Supplied data —
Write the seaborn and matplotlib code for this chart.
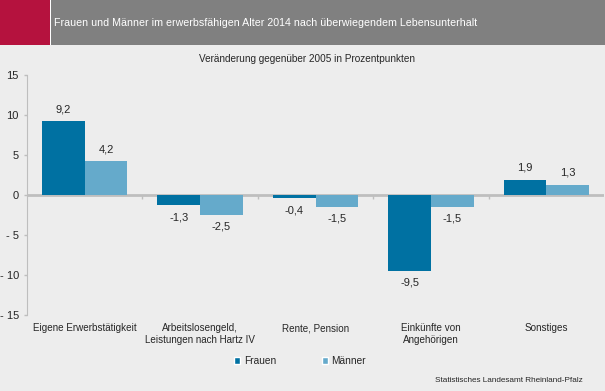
import matplotlib
matplotlib.use("Agg")
import matplotlib.pyplot as plt
from matplotlib.patches import Rectangle
import seaborn as sns
import pandas as pd

categories = ["Eigene Erwerbstätigkeit", "Arbeitslosengeld,\nLeistungen nach Hartz IV",
              "Rente, Pension", "Einkünfte von\nAngehörigen", "Sonstiges"]
frauen = [9.2, -1.3, -0.4, -9.5, 1.9]
maenner = [4.2, -2.5, -1.5, -1.5, 1.3]
series = ["Frauen", "Männer"]
colors = ["#0071A2", "#65AACB"]
yticks = [-15, -10, -5, 0, 5, 10, 15]

title = "Frauen und Männer im erwerbsfähigen Alter 2014 nach überwiegendem Lebensunterhalt"
subtitle = "Veränderung gegenüber 2005 in Prozentpunkten"
source = "Statistisches Landesamt Rheinland-Pfalz"

df = pd.DataFrame({
    "Kategorie": categories * 2,
    "Wert": frauen + maenner,
    "Geschlecht": [series[0]] * len(categories) + [series[1]] * len(categories),
})

sns.set_style("white")
plt.rcParams["font.family"] = ["Liberation Sans", "DejaVu Sans"]
bg = "#EDEDED"
W, H = 605, 391
fig = plt.figure(figsize=(W / 100, H / 100), dpi=100, facecolor=bg)

# header band
hh = 45
fig.patches.append(Rectangle((0, 1 - hh / H), 1, hh / H, transform=fig.transFigure,
                             facecolor="#808080", edgecolor="none", zorder=0))
fig.patches.append(Rectangle((0, 1 - hh / H), 50 / W, hh / H, transform=fig.transFigure,
                             facecolor="#B5123E", edgecolor="none", zorder=1))
fig.patches.append(Rectangle((50 / W, 1 - hh / H), 1 / W, hh / H, transform=fig.transFigure,
                             facecolor="white", edgecolor="none", zorder=1))
fig.text(54 / W, 1 - 23 / H, title, color="white", fontsize=7.7, va="center", ha="left")

ax = fig.add_axes([27 / W, 1 - 315 / H, 577 / W, 240 / H])
ax.set_facecolor(bg)
sns.barplot(data=df, x="Kategorie", y="Wert", hue="Geschlecht", palette=colors,
            width=0.74, saturation=1, linewidth=0, ax=ax, legend=False)
ax.set_ylim(-15, 15)
ax.set_xlim(-0.5, len(categories) - 0.5)
ax.set_yticks(yticks)
ax.set_yticklabels([str(t) if t >= 0 else "- " + str(-t) for t in yticks], fontsize=8)
ax.set_xticks(range(len(categories)))
ax.set_xticklabels(categories, fontsize=7.1, linespacing=1.15)
ax.tick_params(axis="x", length=0, pad=6)
ax.tick_params(axis="y", length=2.2, width=1, color="#BEBEBE", pad=3.6, left=True)
ax.set_xlabel("")
ax.set_ylabel("")
for s in ["top", "right", "bottom"]:
    ax.spines[s].set_visible(False)
ax.spines["left"].set_color("#BEBEBE")
ax.axhline(0, color="#BEBEBE", lw=2, zorder=0.5)
ax.vlines([i + 0.5 for i in range(len(categories) - 1)], -0.45, 0, color="#BEBEBE", lw=1)

for cont, vals in zip(ax.containers, [frauen, maenner]):
    labels = [("%.1f" % v).replace(".", ",") for v in vals]
    ax.bar_label(cont, labels=labels, padding=5, fontsize=8)

ax.set_title(subtitle, fontsize=7.2, pad=9)
ax.title.set_position((0.485, 1))

handles = [Rectangle((0, 0), 1, 1, facecolor=c) for c in colors]
fig.legend(handles, series, loc="center", bbox_to_anchor=(300 / W, 1 - 361 / H), ncol=2,
           frameon=False, fontsize=7.3, handlelength=0.6, handleheight=0.6,
           handletextpad=0.35, columnspacing=4.5)
fig.text(583 / W, 1 - 381 / H, source, fontsize=5.9, ha="right", va="center")

fig.savefig("out.png", dpi=100, facecolor=bg)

Task instructions — All the material shown above is to be copied exactly, with no pictures carried over.

The response —
Write the seaborn and matplotlib code for this chart.
import matplotlib
matplotlib.use("Agg")
import matplotlib.pyplot as plt
from matplotlib.patches import Rectangle
import seaborn as sns
import pandas as pd

categories = ["Eigene Erwerbstätigkeit", "Arbeitslosengeld,\nLeistungen nach Hartz IV",
              "Rente, Pension", "Einkünfte von\nAngehörigen", "Sonstiges"]
frauen = [9.2, -1.3, -0.4, -9.5, 1.9]
maenner = [4.2, -2.5, -1.5, -1.5, 1.3]
series = ["Frauen", "Männer"]
colors = ["#0071A2", "#65AACB"]
yticks = [-15, -10, -5, 0, 5, 10, 15]

title = "Frauen und Männer im erwerbsfähigen Alter 2014 nach überwiegendem Lebensunterhalt"
subtitle = "Veränderung gegenüber 2005 in Prozentpunkten"
source = "Statistisches Landesamt Rheinland-Pfalz"

df = pd.DataFrame({
    "Kategorie": categories * 2,
    "Wert": frauen + maenner,
    "Geschlecht": [series[0]] * len(categories) + [series[1]] * len(categories),
})

sns.set_style("white")
plt.rcParams["font.family"] = ["Liberation Sans", "DejaVu Sans"]
bg = "#EDEDED"
W, H = 605, 391
fig = plt.figure(figsize=(W / 100, H / 100), dpi=100, facecolor=bg)

# header band
hh = 45
fig.patches.append(Rectangle((0, 1 - hh / H), 1, hh / H, transform=fig.transFigure,
                             facecolor="#808080", edgecolor="none", zorder=0))
fig.patches.append(Rectangle((0, 1 - hh / H), 50 / W, hh / H, transform=fig.transFigure,
                             facecolor="#B5123E", edgecolor="none", zorder=1))
fig.patches.append(Rectangle((50 / W, 1 - hh / H), 1 / W, hh / H, transform=fig.transFigure,
                             facecolor="white", edgecolor="none", zorder=1))
fig.text(54 / W, 1 - 23 / H, title, color="white", fontsize=7.7, va="center", ha="left")

ax = fig.add_axes([27 / W, 1 - 315 / H, 577 / W, 240 / H])
ax.set_facecolor(bg)
sns.barplot(data=df, x="Kategorie", y="Wert", hue="Geschlecht", palette=colors,
            width=0.74, saturation=1, linewidth=0, ax=ax, legend=False)
ax.set_ylim(-15, 15)
ax.set_xlim(-0.5, len(categories) - 0.5)
ax.set_yticks(yticks)
ax.set_yticklabels([str(t) if t >= 0 else "- " + str(-t) for t in yticks], fontsize=8)
ax.set_xticks(range(len(categories)))
ax.set_xticklabels(categories, fontsize=7.1, linespacing=1.15)
ax.tick_params(axis="x", length=0, pad=6)
ax.tick_params(axis="y", length=2.2, width=1, color="#BEBEBE", pad=3.6, left=True)
ax.set_xlabel("")
ax.set_ylabel("")
for s in ["top", "right", "bottom"]:
    ax.spines[s].set_visible(False)
ax.spines["left"].set_color("#BEBEBE")
ax.axhline(0, color="#BEBEBE", lw=2, zorder=0.5)
ax.vlines([i + 0.5 for i in range(len(categories) - 1)], -0.45, 0, color="#BEBEBE", lw=1)

for cont, vals in zip(ax.containers, [frauen, maenner]):
    labels = [("%.1f" % v).replace(".", ",") for v in vals]
    ax.bar_label(cont, labels=labels, padding=5, fontsize=8)

ax.set_title(subtitle, fontsize=7.2, pad=9)
ax.title.set_position((0.485, 1))

handles = [Rectangle((0, 0), 1, 1, facecolor=c) for c in colors]
fig.legend(handles, series, loc="center", bbox_to_anchor=(300 / W, 1 - 361 / H), ncol=2,
           frameon=False, fontsize=7.3, handlelength=0.6, handleheight=0.6,
           handletextpad=0.35, columnspacing=4.5)
fig.text(583 / W, 1 - 381 / H, source, fontsize=5.9, ha="right", va="center")

fig.savefig("out.png", dpi=100, facecolor=bg)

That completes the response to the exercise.